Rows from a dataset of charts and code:

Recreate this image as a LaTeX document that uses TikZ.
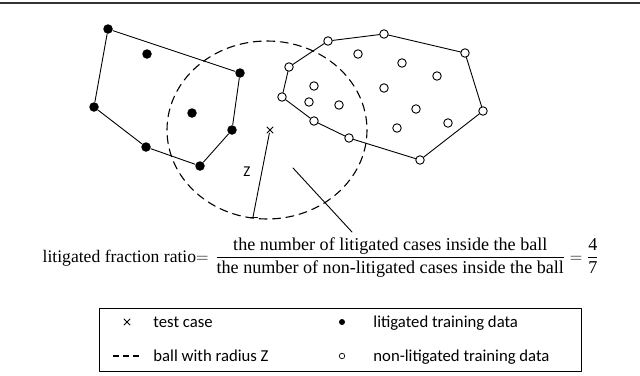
\documentclass[tikz,border=0pt]{standalone}
\usepackage{fontspec}
\setmainfont{Liberation Serif}
\newfontfamily\keyfont{Carlito}
\usetikzlibrary{shapes.misc}

\tikzset{
  litdot/.style={circle, fill=black, inner sep=0pt, minimum size=9.5pt},
  nondot/.style={circle, draw=black, fill=white, line width=0.9pt, inner sep=0pt, minimum size=8.5pt},
  hull/.style={line width=0.9pt},
  ball/.style={line width=1.1pt, dash pattern=on 8pt off 5.5pt},
  testmark/.style={cross out, draw, line width=0.8pt, inner sep=0pt, minimum size=5.5pt},
  keytext/.style={anchor=base west, inner sep=0pt, font=\keyfont\fontsize{16.7}{19}\selectfont},
}

\begin{document}
\begin{tikzpicture}[x=1pt, y=-1pt, line width=0.9pt, line cap=round, line join=round]

  %% ════ 顶部横线 ════
  \draw[line width=1.8pt, black!80] (0,3) -- (640,3);

  %% ════ 球（虚线椭圆，中心即测试样本）════
  \draw[ball] (267,130) ellipse [x radius=100, y radius=89];

  %% ════ 诉讼样本（实心点）════
  \node[litdot] (l1) at (108,29) {};
  \node[litdot] (l2) at (240,73) {};
  \node[litdot] (l3) at (232,130) {};
  \node[litdot] (l4) at (200,166) {};
  \node[litdot] (l5) at (146,147) {};
  \node[litdot] (l6) at (94,107) {};
  \node[litdot] (l7) at (147,54) {};
  \node[litdot] (l8) at (192,113) {};
  \draw[hull] (l1) -- (l2) -- (l3) -- (l4) -- (l5) -- (l6) -- (l1);

  %% ════ 非诉讼样本（空心点）════
  \node[nondot] (n1) at (289,67) {};
  \node[nondot] (n2) at (328,41) {};
  \node[nondot] (n3) at (384,34) {};
  \node[nondot] (n4) at (465,53) {};
  \node[nondot] (n5) at (483,111) {};
  \node[nondot] (n6) at (420,160) {};
  \node[nondot] (n7) at (349,138) {};
  \node[nondot] (n8) at (314,121) {};
  \node[nondot] (n9) at (282,97) {};
  \node[nondot] (n10) at (358,54) {};
  \node[nondot] (n11) at (402,63) {};
  \node[nondot] (n12) at (437,76) {};
  \node[nondot] (n13) at (314,86) {};
  \node[nondot] (n14) at (384,88) {};
  \node[nondot] (n15) at (309,102) {};
  \node[nondot] (n16) at (339,105) {};
  \node[nondot] (n17) at (416,109) {};
  \node[nondot] (n18) at (448,123) {};
  \node[nondot] (n19) at (397,128) {};
  \draw[hull] (n1) -- (n2) -- (n3) -- (n4) -- (n5) -- (n6) -- (n7) -- (n8) -- (n9) -- (n1);

  %% ════ 测试样本与半径 Z ════
  \node[testmark] (test) at (270,130) {};
  \coordinate (zend) at (253,217);
  \draw (test) -- (zend);
  \draw ([xshift=-4.5pt]zend) -- ([xshift=4.5pt]zend);
  \node[font=\keyfont\fontsize{15}{18}\selectfont] (zlabel) at (247,172) {Z};

  % 指向公式的引线
  \coordinate (ptrA) at (293,168);
  \coordinate (ptrB) at (352,232);
  \draw (ptrA) -- (ptrB);

  %% ════ 公式 ════
  \node[anchor=base east, inner sep=0pt, font=\fontsize{17.6}{21}\selectfont] (ratio) at (209,262)
    {litigated fraction ratio$=$};
  \node[anchor=base west, inner sep=0pt, font=\fontsize{18.1}{22}\selectfont] (frac) at (215,262)
    {$\displaystyle
     \frac{\mbox{the number of litigated cases inside the ball}}
          {\mbox{the number of non-litigated cases inside the ball}}
     = \frac{\mbox{4}}{\mbox{7}}$};

  %% ════ 图例 ════
  \node[draw, line width=1pt, minimum width=482pt, minimum height=63pt, inner sep=0pt] (legend) at (340,339.5) {};
  \node[testmark] (keytest) at (127,322) {};
  \node[keytext] (keytesttxt) at (153,327.5) {test case};
  \coordinate (keyballA) at (113,356);
  \coordinate (keyballB) at (139,356);
  \draw[line width=1.4pt, line cap=butt, dash pattern=on 6pt off 4pt] (keyballA) -- (keyballB);
  \node[keytext] (keyballtxt) at (153,361.5) {ball with radius Z};
  \node[circle, fill=black, inner sep=0pt, minimum size=6pt] (keylit) at (342,322) {};
  \node[keytext] (keylittxt) at (373,327.5) {litigated training data};
  \node[circle, draw=black, line width=0.7pt, inner sep=0pt, minimum size=5.5pt] (keynon) at (342,356) {};
  \node[keytext] (keynontxt) at (373,361.5) {non-litigated training data};

  % 钉死画布
  \pgfresetboundingbox
  \path[use as bounding box] (0,0) rectangle (640,375);
\end{tikzpicture}
\end{document}
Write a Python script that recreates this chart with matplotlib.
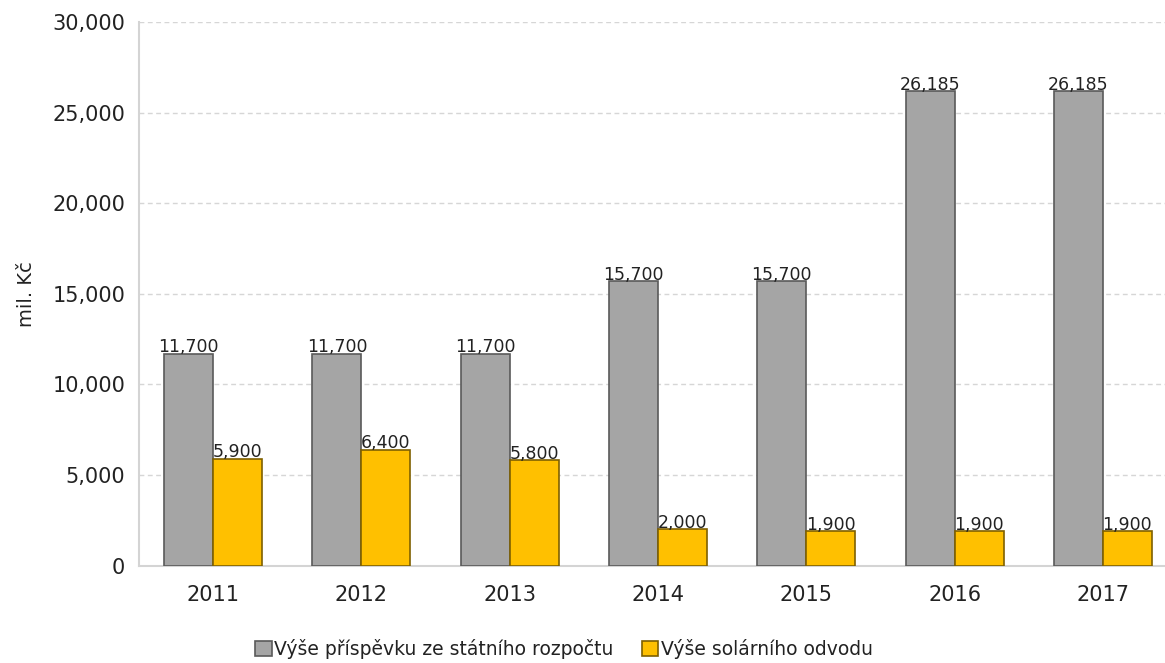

TASK BRIEF:
Can the lines from the start of the records through the line with "radius=100, y radius=89];" be given again exactly, with the pictures left out?

FINISHED EXERCISE:
Recreate this image as a LaTeX document that uses TikZ.
\documentclass[tikz,border=0pt]{standalone}
\usepackage{fontspec}
\setmainfont{Liberation Serif}
\newfontfamily\keyfont{Carlito}
\usetikzlibrary{shapes.misc}

\tikzset{
  litdot/.style={circle, fill=black, inner sep=0pt, minimum size=9.5pt},
  nondot/.style={circle, draw=black, fill=white, line width=0.9pt, inner sep=0pt, minimum size=8.5pt},
  hull/.style={line width=0.9pt},
  ball/.style={line width=1.1pt, dash pattern=on 8pt off 5.5pt},
  testmark/.style={cross out, draw, line width=0.8pt, inner sep=0pt, minimum size=5.5pt},
  keytext/.style={anchor=base west, inner sep=0pt, font=\keyfont\fontsize{16.7}{19}\selectfont},
}

\begin{document}
\begin{tikzpicture}[x=1pt, y=-1pt, line width=0.9pt, line cap=round, line join=round]

  %% ════ 顶部横线 ════
  \draw[line width=1.8pt, black!80] (0,3) -- (640,3);

  %% ════ 球（虚线椭圆，中心即测试样本）════
  \draw[ball] (267,130) ellipse [x radius=100, y radius=89];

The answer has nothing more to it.